Mon camarade de chambrée, le Caporal Dubouton, me le disait encore hier, durant la corvée de pluches : les derniers affrontements Russo-Géorgiens, c’est une guéguerre bien classique comme nous l’apprend le Cert Lexsi, avec du char, du fusil, du déplacement, de l’affrontement de divisions à divisions… Paf, ça n’a pas loupé, une cyberguerre qui serait (conditionnel, m’nadjudant) téléguidée par le RBN ! Sauf vot’ respect, les popov, y sont un peu comme notre Chef des Armées à nous… ils cherchent avant tout l’économie, le regroupement des moyens, l’exploitation d’une armée de plus en plus spécialisée. Avec un contingent RBN, ça leur fait un Cyber Command qui, de surcroît, ne coûte ni un rouble, ni un kopek. On sous-traite à ceux qui savent, avec les moyens de pression qui vont bien. Et les résultats sont immédiats : couverture des médias, réaction de la force opposée, action-réaction, c’est du Sun Tsu en disquette plastique.
Si ça se trouve, à la Maison Blanche, c’est ce qu’ils comptent faire… Cette suppression de Cyber Command de l’Armée de l’Air, c’est p’têt’ le prélude d’une passation de moyens à la Causa Nostra branche New-Yorkaise ou un transfert de compétence à la Mafia de Chicago ? Imaginez, m’nadjudant : amnistie pour les Spammer Kings locaux s’ils déboulonnent un DNS adverse… abandon des poursuites du DHS pour chaque poche de techno-résistance éradiquée à coup de XSS… tout ça sans que le budget de l’Union soit vidé d’un seul Cent. Et puis, après, une fois la guerre gagnée, on monte un « US Aid » pour rebâtir les infrastructures de l’ennemi déchu… Andersen et Deloitte en fer de lance du renouveau de l’ancien ennemi. Ca fait du bien à l’industrie, tout ça. Et ça met un pied dans la place !
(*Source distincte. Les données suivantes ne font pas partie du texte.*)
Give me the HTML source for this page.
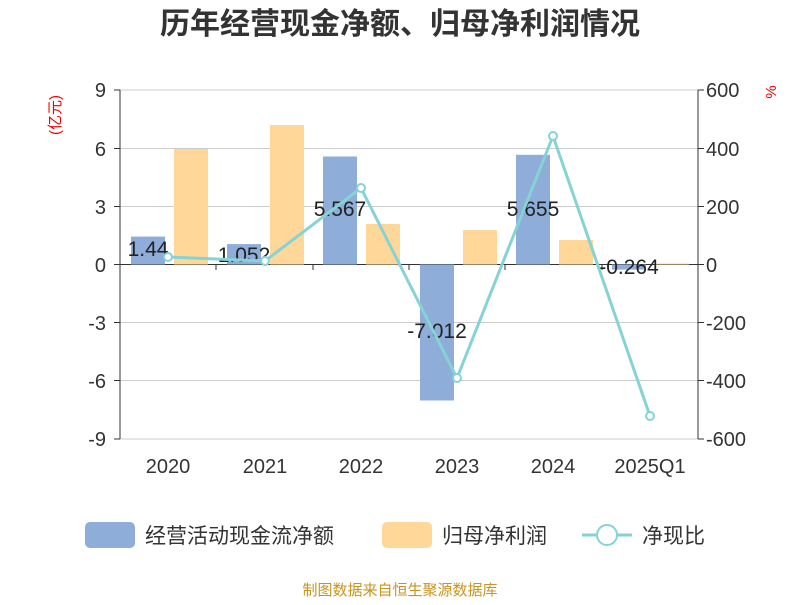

J’ai l’imagination un peu trop fertile, mais vous voyez ça chez nous ? On irait faire du recrutement chez les demi-sel des clubs d’informatique familiale, de la chasse aux cerveaux auprès des grossiums du hacking du mitan, en collaboration avec les limiers de la Befti pour nous seconder. Pas besoin de donner un uniforme, un Famas ou une paire de Rangers aux recrues. Une fois nos opérations militaires achevées, on envoie un corps expéditionnaire de reconstruction cornaqué par Alcatel et Thales. C’est sûr que de cette manière, certains redressements d’entreprises nous coûteraient moins cher en impôts.
Y’a pas, m’nadjudant. Les Russes, y z’ont tout compris à la cyber-guerre.